El Pequeño Volodia, pensaba Usoltsev, tenía una capacidad notable para
adaptar su personalidad a la situación y a sus superiores, a los que cautivaba y
quienes luego confiaban en él. Se trataba de un rasgo que lo caracterizaba y
que otros también notarían. Durante sus muchas horas de debate —con
frecuencia en la bania del sótano de la mansión—, Volodia revelaría atisbos
de su individualidad y peligroso libre pensamiento. El 9 de noviembre de
1985 vieron la transmisión soviética de la dramática final del campeonato
mundial de ajedrez entre Anatoli Kárpov y Garri Kaspárov, que era vista
como un choque ideológico entre la vieja y la nueva guardia. Casi todo el
cuadro del KGB iba con Kárpov, el campeón reinante y héroe laudado de la
Unión Soviética. Creían que Kaspárov, execrado en la prensa oficial mientras
se desarrollaba el partido, era un «advenedizo extremadamente descarado».
En cambio, el Pequeño Volodia mostraba una «peligrosa simpatía» por
Kaspárov. Disfrutó de su victoria final y no temió decirlo.

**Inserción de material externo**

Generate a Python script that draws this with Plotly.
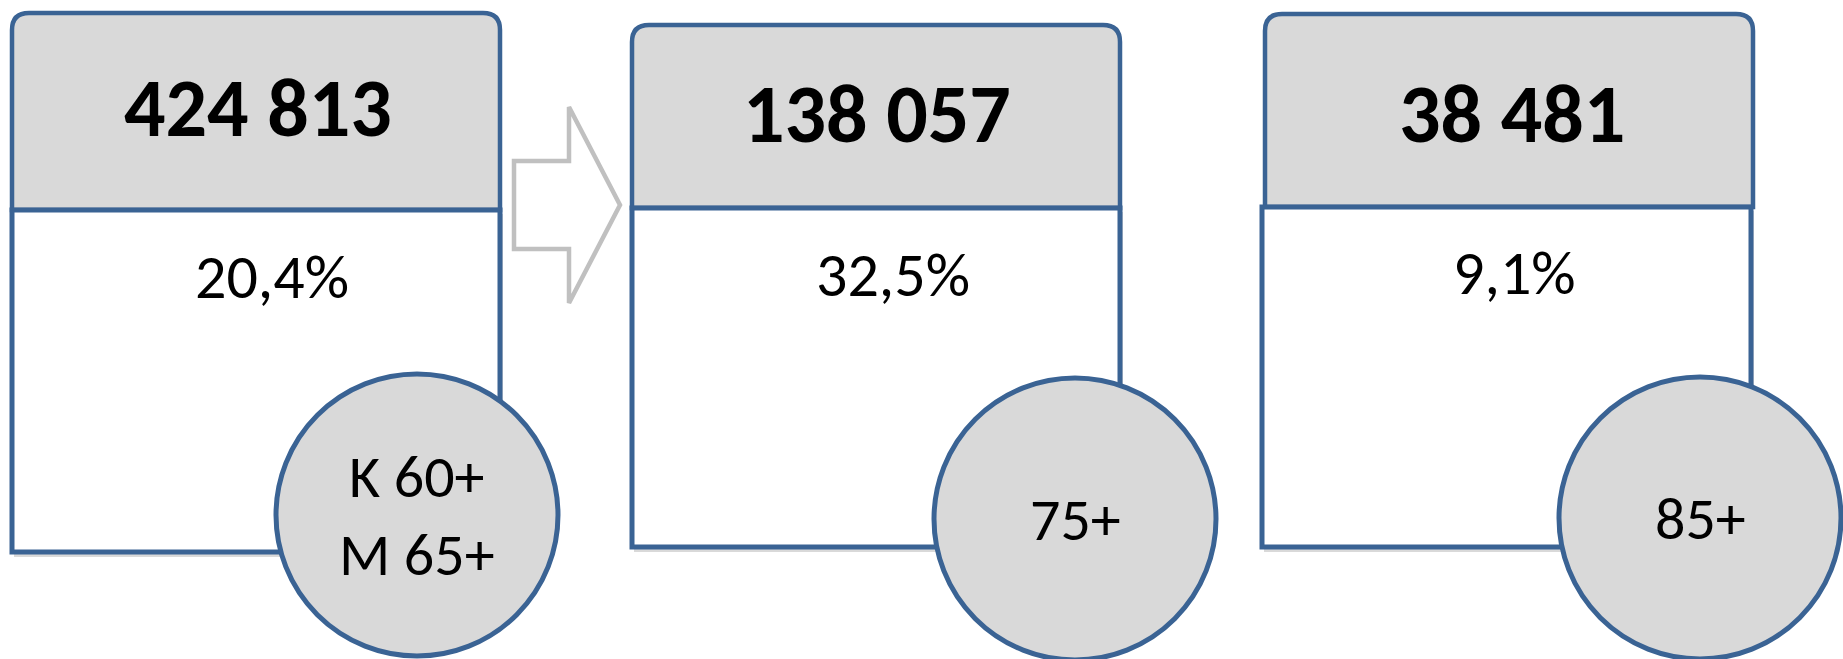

Lo que intrigaba más a Usoltsev era la creencia en Dios profesada por su
colega. En el KGB, eso era «algo inconcebible» y Usoltsev, un auténtico
comunista ateo, se maravillaba de la disposición del mayor a reconocer todo
tipo de fe, aunque se cuidaba de alardear de ello. De hecho, era tan discreto
que Usoltsev nunca estuvo completamente seguro de que no utilizara a Dios
como una táctica más de inteligencia.[14]